También resultaba psicológicamente importante la noción de que, siempre y cuando la Argentina se comportara como un “país normal”, andando el tiempo lograría convertirse en uno. En aquel entonces, a nadie se le ocurría que hasta los países que tradicionalmente encarnaban la “normalidad”, como Estados Unidos, el Reino Unido y Francia, pronto perderían la brújula y que Chile, que según las estadísticas era por lejos el país más exitoso de América latina, se vería trastornado por una rebelión popular contra el sistema que le había permitido alcanzar un nivel de prosperidad que envidiarían todos sus vecinos.

La debacle chilena, que entre otras cosas ha hecho caer el nivel de aprobación del presidente Sebastián Piñera por debajo del diez por ciento, no se debió a los errores puntuales que habrá cometido el Gobierno o a un escándalo indignante sino a la consolidación casi instantánea de un nuevo consenso en contra del modelo que administraba, uno que es una versión latinoamericana de la existente en todos los países desarrollados.

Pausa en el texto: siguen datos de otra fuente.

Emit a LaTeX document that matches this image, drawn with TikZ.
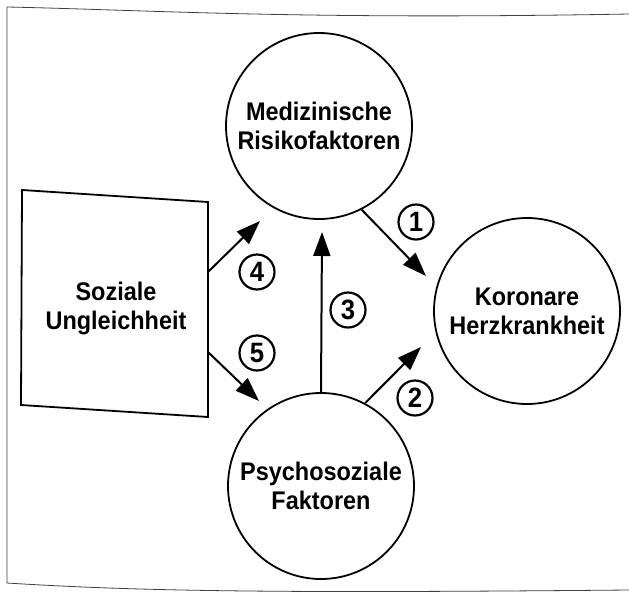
\documentclass[tikz,border=0pt]{standalone}
\usepackage{fontspec}
\setmainfont{Liberation Sans}[FakeStretch=0.92]
\usepackage{tikz}
\usetikzlibrary{arrows.meta,calc}

\tikzset{
  kreis/.style={draw,circle,line width=1.8pt,minimum size=186pt,inner sep=0pt,align=center,
                font=\fontsize{25.5}{29}\selectfont\bfseries},
  nummer/.style={draw,circle,line width=2.2pt,minimum size=35pt,inner sep=0pt,
                 font=\fontsize{28}{28}\selectfont\bfseries},
  pfeil/.style={line width=2pt,-{Triangle[length=24pt,width=17pt]}}
}

\begin{document}
\begin{tikzpicture}[x=1pt,y=-1pt]
\useasboundingbox (0,0) rectangle (629,595);
% Rahmen
\draw[black!75,line width=0.8pt] (629,14) .. controls (300,20) and (150,10) .. (7,7) -- (7,583)
      .. controls (150,592) and (300,593) .. (629,590);
\node[kreis]                 (med) at (319,126) {Medizinische\\Risikofaktoren};
\node[kreis]                 (khk) at (527,311) {Koronare\\Herzkrankheit};
\node[kreis]                 (psy) at (321,486) {Psychosoziale\\Faktoren};
\node[align=center,font=\fontsize{25.5}{29}\selectfont\bfseries] (soz) at (116,308) {Soziale\\Ungleichheit};
\draw[line width=1.8pt] (22,190) -- (208,202) -- (208,417) -- (21,405) -- cycle;
\coordinate (s4) at (208,272);
\coordinate (s5) at (208,352);
\coordinate (a1) at (426,276);
\coordinate (a2) at (421,347);
\coordinate (a3) at (322,232);
\coordinate (a4) at (260,221);
\coordinate (a5) at (259,401);
\node[nummer] (n1) at (416,222) {1};
\node[nummer] (n2) at (415,398) {2};
\node[nummer] (n3) at (348,310) {3};
\node[nummer] (n4) at (257,272) {4};
\node[nummer] (n5) at (257,353) {5};
\path[pfeil]
	(med.-63) edge (a1)
	(psy.62)  edge (a2)
	(psy.north) edge (a3)
	(s4)      edge (a4)
	(s5)      edge (a5)
; %-path-%
\end{tikzpicture}
\end{document}
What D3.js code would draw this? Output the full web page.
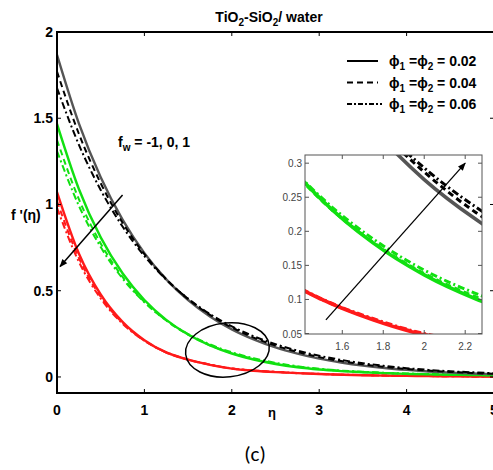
<!DOCTYPE html>
<html><head><meta charset="utf-8">
<script src="https://cdn.jsdelivr.net/npm/d3@7"></script>
<style>body{margin:0;background:#fff}svg{display:block}</style>
</head><body>
<script>
// ---------- data ----------
const eta = [0,0.25,0.5,0.75,1,1.25,1.5,1.75,2,2.25,2.5,2.75,3,3.25,3.5,3.75,4,4.25,4.5,4.75,5];
// f_w = -1 (black)
const blackPhi002 = [1.867,1.470,1.158,0.912,0.718,0.566,0.446,0.351,0.276,0.218,0.171,0.135,0.106,0.084,0.066,0.052,0.041,0.032,0.025,0.020,0.016];
const blackPhi004 = [1.770,1.410,1.123,0.894,0.712,0.567,0.452,0.360,0.287,0.228,0.182,0.145,0.115,0.092,0.073,0.058,0.046,0.037,0.029,0.023,0.019];
const blackPhi006 = [1.675,1.347,1.084,0.872,0.701,0.564,0.454,0.365,0.293,0.236,0.190,0.153,0.123,0.099,0.079,0.064,0.051,0.041,0.033,0.027,0.022];
// f_w = 0 (green)
const greenPhi002 = [1.467,1.090,0.809,0.601,0.446,0.331,0.246,0.183,0.136,0.101,0.075,0.056,0.043,0.034,0.027,0.022,0.018,0.015,0.013,0.011,0.010];
const greenPhi004 = [1.374,1.031,0.774,0.580,0.435,0.327,0.245,0.184,0.138,0.104,0.078,0.059,0.045,0.035,0.028,0.023,0.019,0.016,0.013,0.011,0.010];
const greenPhi006 = [1.310,0.993,0.753,0.571,0.433,0.328,0.249,0.189,0.143,0.109,0.082,0.062,0.048,0.037,0.030,0.024,0.020,0.017,0.014,0.012,0.010];
// f_w = 1 (red)
const redPhi002 = [1.072,0.716,0.478,0.319,0.213,0.142,0.100,0.070,0.048,0.036,0.028,0.022,0.017,0.013,0.010,0.008,0.006,0.005,0.004,0.003,0.002];
const redPhi004 = [1.020,0.690,0.465,0.313,0.211,0.142,0.100,0.071,0.049,0.037,0.029,0.022,0.017,0.013,0.010,0.008,0.006,0.005,0.004,0.003,0.002];
const redPhi006 = [0.980,0.668,0.455,0.309,0.210,0.143,0.101,0.072,0.050,0.038,0.030,0.023,0.018,0.014,0.011,0.008,0.006,0.005,0.004,0.003,0.002];

const xTicks = [0,1,2,3,4,5];
const yTicks = [0,0.5,1,1.5,2];
const insetXTicks = [1.6,1.8,2,2.2];
const insetYTicks = [0.05,0.1,0.15,0.2,0.25,0.3];
const legendLabels = ["0.02","0.04","0.06"];
const fwLabel = "= -1, 0, 1";

// ---------- styles ----------
const styles = {
  s:  {dash:null, w:2.4},
  d:  {dash:"6,4", w:2},
  dd: {dash:"7,3,2,3", w:2}
};
const series = [
  {v:redPhi002, c:"#ff1a1a", st:"s"},
  {v:redPhi004, c:"#ff1a1a", st:"d"},
  {v:redPhi006, c:"#ff1a1a", st:"dd"},
  {v:greenPhi002, c:"#11e011", st:"s"},
  {v:greenPhi004, c:"#11e011", st:"d"},
  {v:greenPhi006, c:"#11e011", st:"dd"},
  {v:blackPhi002, c:"#555555", st:"s"},
  {v:blackPhi004, c:"#000000", st:"d"},
  {v:blackPhi006, c:"#000000", st:"dd"}
];

const W=493,H=470;
const svg = d3.select("body").append("svg").attr("width",W).attr("height",H);
const defs = svg.append("defs");
defs.append("marker").attr("id","ah").attr("viewBox","0 0 10 10").attr("refX",9).attr("refY",5)
  .attr("markerWidth",10).attr("markerHeight",8).attr("markerUnits","userSpaceOnUse").attr("orient","auto")
  .append("path").attr("d","M0,1 L10,5 L0,9 Z").attr("fill","#000");

const x = d3.scaleLinear().domain([0,5]).range([57,494]);
const y = d3.scaleLinear().domain([-0.093,2]).range([393,32]);

defs.append("clipPath").attr("id","cm").append("rect")
  .attr("x",x(0)).attr("y",y(2)).attr("width",x(5)-x(0)).attr("height",y(-0.093)-y(2));

const font = "'Liberation Sans', Arial, sans-serif";

// curves
const g = svg.append("g").attr("clip-path","url(#cm)");
function drawSeries(sel, xs, ys, widthScale){
  series.forEach(s=>{
    const line = d3.line().x((d,i)=>xs(eta[i])).y(d=>ys(d)).curve(d3.curveMonotoneX);
    sel.append("path").attr("d",line(s.v)).attr("fill","none").attr("stroke",s.c)
      .attr("stroke-width",styles[s.st].w*widthScale)
      .attr("stroke-dasharray",styles[s.st].dash);
  });
}
drawSeries(g,x,y,1);

// axes frame
const ax = svg.append("g").attr("font-family",font).attr("font-weight","bold").attr("font-size",14);
ax.append("line").attr("x1",x(0)).attr("x2",x(5)).attr("y1",y(-0.093)).attr("y2",y(-0.093)).attr("stroke","#000").attr("stroke-width",2);
ax.append("line").attr("x1",x(0)).attr("x2",x(5)).attr("y1",y(2)).attr("y2",y(2)).attr("stroke","#000").attr("stroke-width",2);
ax.append("line").attr("x1",x(0)).attr("x2",x(0)).attr("y1",y(2)-1).attr("y2",y(-0.093)+1).attr("stroke","#000").attr("stroke-width",2);
xTicks.forEach(t=>{
  ax.append("line").attr("x1",x(t)).attr("x2",x(t)).attr("y1",y(-0.093)).attr("y2",y(-0.093)-4).attr("stroke","#000");
  ax.append("line").attr("x1",x(t)).attr("x2",x(t)).attr("y1",y(2)).attr("y2",y(2)+4).attr("stroke","#000");
  ax.append("text").attr("x",x(t)).attr("y",y(-0.093)+22).attr("text-anchor","middle").text(d3.format("d")(t));
});
yTicks.forEach(t=>{
  ax.append("line").attr("x1",x(0)).attr("x2",x(0)+4).attr("y1",y(t)).attr("y2",y(t)).attr("stroke","#000");
  ax.append("line").attr("x1",x(5)-4).attr("x2",x(5)).attr("y1",y(t)).attr("y2",y(t)).attr("stroke","#000");
  ax.append("text").attr("x",x(0)-4).attr("y",y(t)+5).attr("text-anchor","end").text(t===0?"0":String(t));
});

// title
const title = svg.append("text").attr("x",269).attr("y",22).attr("text-anchor","middle")
  .attr("font-family",font).attr("font-weight","bold").attr("font-size",14);
title.append("tspan").text("TiO");
title.append("tspan").attr("font-size",10).attr("dy",4).text("2");
title.append("tspan").attr("dy",-4).text("-SiO");
title.append("tspan").attr("font-size",10).attr("dy",4).text("2");
title.append("tspan").attr("dy",-4).text("/ water");

// axis labels
svg.append("text").attr("x",11).attr("y",220).attr("font-family",font).attr("font-weight","bold").attr("font-size",14).text("f '(η)");
svg.append("text").attr("x",272).attr("y",417).attr("text-anchor","middle").attr("font-family",font).attr("font-weight","bold").attr("font-size",13).text("η");
svg.append("text").attr("x",255).attr("y",461).attr("text-anchor","middle").attr("font-family","Carlito, 'Open Sans', sans-serif").attr("font-size",21).text("(c)");

// fw label
const fw = svg.append("text").attr("x",118).attr("y",147).attr("font-family",font).attr("font-weight","bold").attr("font-size",14);
fw.append("tspan").text("f");
fw.append("tspan").attr("font-size",10).attr("dy",4).text("w");
fw.append("tspan").attr("dy",-4).text(" "+fwLabel);

// main arrow
svg.append("line").attr("x1",x(0.75)).attr("y1",y(1.055)).attr("x2",x(0.035)).attr("y2",y(0.64))
  .attr("stroke","#000").attr("stroke-width",1.5).attr("marker-end","url(#ah)");

// ellipse
svg.append("ellipse").attr("cx",x(1.95)).attr("cy",y(0.157)).attr("rx",42).attr("ry",27)
  .attr("transform",`rotate(-6,${x(1.95)},${y(0.157)})`)
  .attr("fill","none").attr("stroke","#000").attr("stroke-width",1.5);

// legend
const lg = svg.append("g").attr("font-family",font).attr("font-weight","bold").attr("font-size",14);
["s","d","dd"].forEach((st,i)=>{
  const yy = 61 + i*21.5;
  lg.append("line").attr("x1",347).attr("x2",st==="dd"?382:378).attr("y1",yy).attr("y2",yy)
    .attr("stroke","#000").attr("stroke-width",2).attr("stroke-dasharray",st==="s"?null:(st==="d"?"6,4":"5,2,2,2"));
  const t = lg.append("text").attr("x",389).attr("y",yy+5);
  t.append("tspan").text("ϕ");
  t.append("tspan").attr("font-size",10).attr("dy",4).text("1");
  t.append("tspan").attr("dy",-4).text(" =ϕ");
  t.append("tspan").attr("font-size",10).attr("dy",4).text("2");
  t.append("tspan").attr("dy",-4).text(" = "+legendLabels[i]);
});

// ---------- inset ----------
const ix = d3.scaleLinear().domain([1.418,2.282]).range([305,482]);
const iy = d3.scaleLinear().domain([0.0493,0.312]).range([334,155]);
svg.append("rect").attr("x",305).attr("y",155).attr("width",177).attr("height",179).attr("fill","#fff");
defs.append("clipPath").attr("id","ci").append("rect").attr("x",305).attr("y",155).attr("width",177).attr("height",179);
const gi = svg.append("g").attr("clip-path","url(#ci)");
drawSeries(gi,ix,iy,1.5);
const ia = svg.append("g").attr("font-family",font).attr("font-size",10).attr("fill","#444");
ia.append("rect").attr("x",305).attr("y",155).attr("width",177).attr("height",179).attr("fill","none").attr("stroke","#555").attr("stroke-width",1);
insetXTicks.forEach(t=>{
  ia.append("line").attr("x1",ix(t)).attr("x2",ix(t)).attr("y1",334).attr("y2",330).attr("stroke","#555");
  ia.append("line").attr("x1",ix(t)).attr("x2",ix(t)).attr("y1",155).attr("y2",159).attr("stroke","#555");
  ia.append("text").attr("x",ix(t)).attr("y",350).attr("text-anchor","middle").text(String(t));
});
insetYTicks.forEach(t=>{
  ia.append("line").attr("x1",305).attr("x2",309).attr("y1",iy(t)).attr("y2",iy(t)).attr("stroke","#555");
  ia.append("line").attr("x1",478).attr("x2",482).attr("y1",iy(t)).attr("y2",iy(t)).attr("stroke","#555");
  ia.append("text").attr("x",302).attr("y",iy(t)+4).attr("text-anchor","end").text(String(t));
});
svg.append("line").attr("x1",ix(1.52)).attr("y1",iy(0.07)).attr("x2",ix(2.2)).attr("y2",iy(0.3))
  .attr("stroke","#000").attr("stroke-width",1.3).attr("marker-end","url(#ah)");
</script>
</body></html>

Algo similar, si bien hasta ahora no se ha manifestado de manera tan dramática, está gestándose tanto en otros países latinoamericanos como en partes de Europa y, desde luego, en el Oriente Medio.

Parecería que el mundo entero se enfrenta a una crisis de gobernabilidad que es imputable a lo difícil que es satisfacer las expectativas nada exageradas del grueso de los habitantes de países, sin excluir a los que, a diferencia de la Argentina, son mucho más prósperos que en el pasado. Con todo, aunque sigue subiendo el ingreso per cápita, se ha difundido la sospecha de que los beneficios se ven acaparados por los ya muy ricos y quienes están en condiciones de aprovechar plenamente las oportunidades posibilitadas por la llamada economía del conocimiento.

Hasta apenas un par de años, la mayoría se resignaba a lo que sucedía, pero últimamente las protestas en contra de lo que se tomaba por “normal” se han multiplicado, de ahí la revuelta de los “chalecos amarrillos” en Francia, el Brexit, la irrupción imprevista de Trump en Estados Unidos y el auge de otras formas del populismo nacionalista en distintas partes de Europa.